Los rebaños de ovejas y cabras, un cortafuegos histórico
En una era donde los algoritmos dictan el ritmo y las pantallas capturan la atención, una imagen antigua se alza sobre las colinas: la figura de un pastor que conduce su rebaño entre encinas y jaras. No se trata de una postal del ayer, sino de una propuesta para el mañana. Las ovejas y las cabras, discretas y constantes, se convierten en aliadas poderosas contra el fuego. No visten uniforme ni manejan maquinaria, pero su labor transforma el paisaje y resguarda la vida.
La lógica resulta clara y aplastante. Allí donde los animales se alimentan, la vegetación se reduce de forma natural. La hierba no se acumula, los matorrales no se desbordan y el suelo respira con mayor libertad. Se trazan corredores de seguridad que, en el momento preciso, detienen el avance de las llamas. Cada mordisco, cada paso, dibuja una frontera silenciosa que protege caminos, pueblos y bosques. El monte se convierte, así, en una red de cortafuegos vivos.
No se trata de una invención reciente. Durante generaciones, los pastores mantuvieron el equilibrio entre el ser humano y la tierra. Sus rebaños cuidaban el entorno, como parte de un ciclo sabio y respetuoso. Pero el abandono del campo, la pérdida de población rural y el auge de los monocultivos quebraron esa armonía. Donde antes transitaban animales, ahora se extienden matorrales secos, maleza y combustible natural que alimentan la voracidad del fuego.
La buena noticia es que esta práctica ancestral vuelve a cobrar fuerza. Iniciativas públicas y privadas impulsan la ganadería extensiva como herramienta de gestión territorial. En distintas regiones, los rebaños se incorporan a planes contra incendios. Pastores y especialistas trazan rutas, definen zonas de pasto y organizan su presencia a lo largo del año. La naturaleza responde con gratitud. Allí donde caminan las cabras y las ovejas, el terreno recupera su equilibrio. La biodiversidad se refuerza y el fuego pierde terreno.
Hay algo profundamente conmovedor en esta forma de defensa. Frente al estruendo de los helicópteros, el zumbido de los drones y la tensión que traen los veranos áridos, los rebaños avanzan con serenidad. No buscan reconocimiento ni protagonismo. Su tarea no aparece en los titulares, pero deja huella en la tierra, en la vida que brota tras su paso, en los incendios que no llegan a nacer.
Además de su impacto ecológico, esta práctica fortalece los lazos humanos. Devuelve dignidad al oficio del pastoreo, reactiva la economía rural y reconecta a las personas con su entorno. Cuando un niño observa el paso de un rebaño, algo esencial y antiguo se despierta en su interior. Se recuerda que la tierra puede cuidarse con pasos lentos y miradas atentas.
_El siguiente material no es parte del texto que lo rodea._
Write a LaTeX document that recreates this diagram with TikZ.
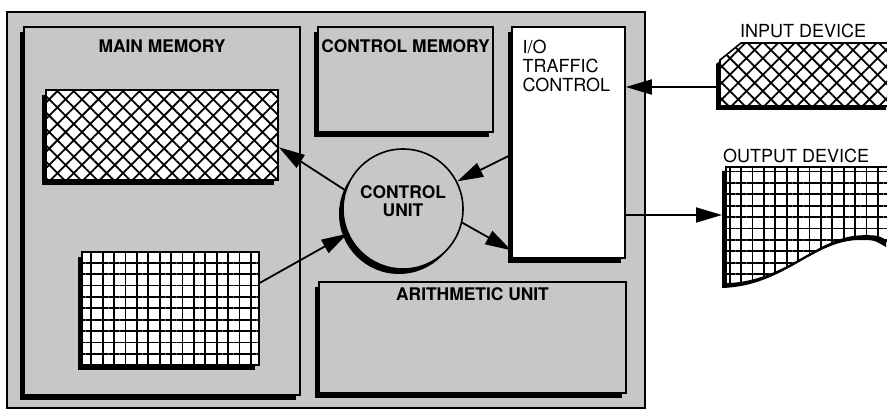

La protección del monte no exige siempre grandes presupuestos ni soluciones complejas. A veces, basta con el sentido común, con permitir que las ovejas retomen su camino. Donde pisan, la maleza se retira. Donde reposan, el paisaje respira. Donde cruzan, el fuego encuentra su límite. Hoy, más que nunca, conviene escuchar el mensaje que el silencio de los rebaños transmite. En un mundo herido por la prisa, el calentamiento global y la desconexión con lo esencial, ellos ofrecen una respuesta clara: cuidar implica caminar, respetar, alimentarse con mesura y convivir con la tierra… si se les deja, claro.